--- start SOURCE EXCERPT ---
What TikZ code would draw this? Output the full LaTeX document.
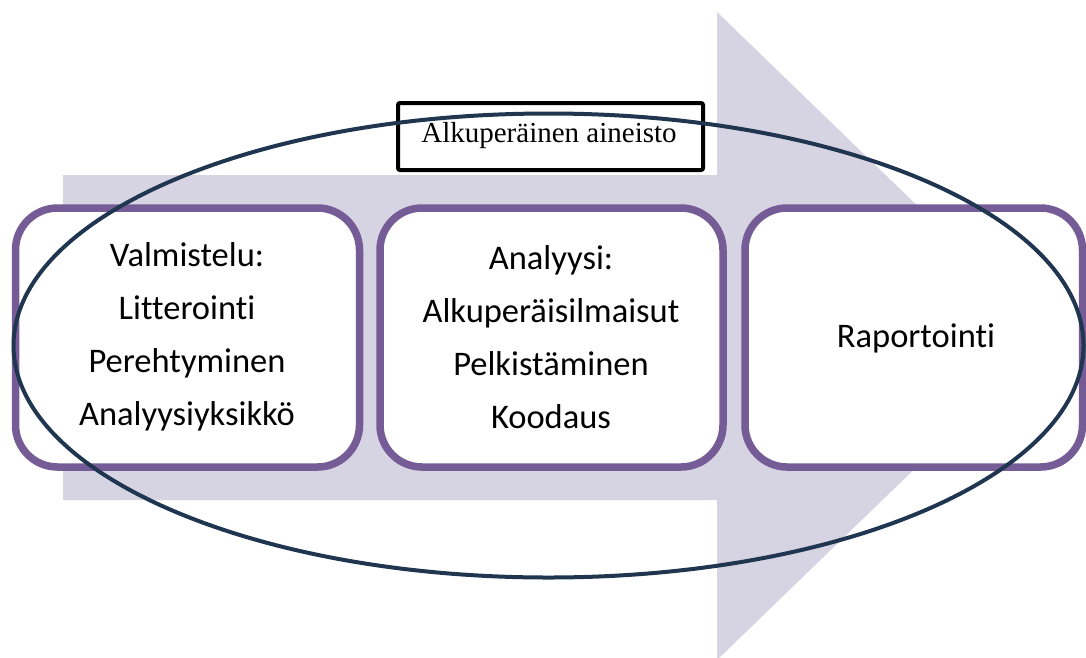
\documentclass[tikz,border=0pt]{standalone}
\usepackage{fontspec}
\newfontfamily\carl[Ligatures=NoCommon]{Carlito}
\newfontfamily\tms{Liberation Serif}
\usetikzlibrary{shadows}
\definecolor{arrowfill}{HTML}{D6D3E2}
\definecolor{boxline}{HTML}{765C96}
\definecolor{ellline}{HTML}{1F3550}
\tikzset{
  stage/.style={draw=boxline, line width=7.5pt, fill=white, rounded corners=42pt,
    drop shadow={shadow xshift=2pt, shadow yshift=-3pt, opacity=0.35, fill=black!60}},
  stagetext/.style={font=\carl\fontsize{34.5}{53}\selectfont, align=center, text=black},
  titlebox/.style={draw=black, line width=4pt, fill=white, rounded corners=2pt},
}
\begin{document}
\begin{tikzpicture}[x=1pt,y=-1pt]
\useasboundingbox (0,0) rectangle (1086,657);
\clip (0,0) rectangle (1086,657);
% big arrow
\fill[arrowfill] (63,175) -- (717,175) -- (717,12) -- (1052,336) -- (717,660) -- (717,500) -- (63,500) -- cycle;
% stages
\path[stage] (15.5,208) rectangle (359.5,467);
\path[stage] (380,208) rectangle (723,467);
\path[stage] (745,208) rectangle (1082.5,467);
\node[stagetext] (s1) at (187,337) {Valmistelu:\\Litterointi\\Perehtyminen\\Analyysiyksikkö};
\node[stagetext] (s2) at (551,337) {Analyysi:\\Alkuperäisilmaisut\\Pelkistäminen\\Koodaus};
\node[stagetext] (s3) at (916,338) {Raportointi};
% title box
\path[titlebox] (398,103) rectangle (703,170);
\node[font=\tms\fontsize{29}{34}\selectfont] (t) at (549,136) {Alkuperäinen aineisto};
% ellipse
\draw[ellline, line width=4pt] (548.5,345.5) ellipse [x radius=535, y radius=232];
\end{tikzpicture}
\end{document}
--- end SOURCE EXCERPT ---
● **DIRECTIVE**
Make an exact reproduction of the listing above, without any pictures.

● **EXERCISE ANSWER**
What TikZ code would draw this? Output the full LaTeX document.
\documentclass[tikz,border=0pt]{standalone}
\usepackage{fontspec}
\newfontfamily\carl[Ligatures=NoCommon]{Carlito}
\newfontfamily\tms{Liberation Serif}
\usetikzlibrary{shadows}
\definecolor{arrowfill}{HTML}{D6D3E2}
\definecolor{boxline}{HTML}{765C96}
\definecolor{ellline}{HTML}{1F3550}
\tikzset{
  stage/.style={draw=boxline, line width=7.5pt, fill=white, rounded corners=42pt,
    drop shadow={shadow xshift=2pt, shadow yshift=-3pt, opacity=0.35, fill=black!60}},
  stagetext/.style={font=\carl\fontsize{34.5}{53}\selectfont, align=center, text=black},
  titlebox/.style={draw=black, line width=4pt, fill=white, rounded corners=2pt},
}
\begin{document}
\begin{tikzpicture}[x=1pt,y=-1pt]
\useasboundingbox (0,0) rectangle (1086,657);
\clip (0,0) rectangle (1086,657);
% big arrow
\fill[arrowfill] (63,175) -- (717,175) -- (717,12) -- (1052,336) -- (717,660) -- (717,500) -- (63,500) -- cycle;
% stages
\path[stage] (15.5,208) rectangle (359.5,467);
\path[stage] (380,208) rectangle (723,467);
\path[stage] (745,208) rectangle (1082.5,467);
\node[stagetext] (s1) at (187,337) {Valmistelu:\\Litterointi\\Perehtyminen\\Analyysiyksikkö};
\node[stagetext] (s2) at (551,337) {Analyysi:\\Alkuperäisilmaisut\\Pelkistäminen\\Koodaus};
\node[stagetext] (s3) at (916,338) {Raportointi};
% title box
\path[titlebox] (398,103) rectangle (703,170);
\node[font=\tms\fontsize{29}{34}\selectfont] (t) at (549,136) {Alkuperäinen aineisto};
% ellipse
\draw[ellline, line width=4pt] (548.5,345.5) ellipse [x radius=535, y radius=232];
\end{tikzpicture}
\end{document}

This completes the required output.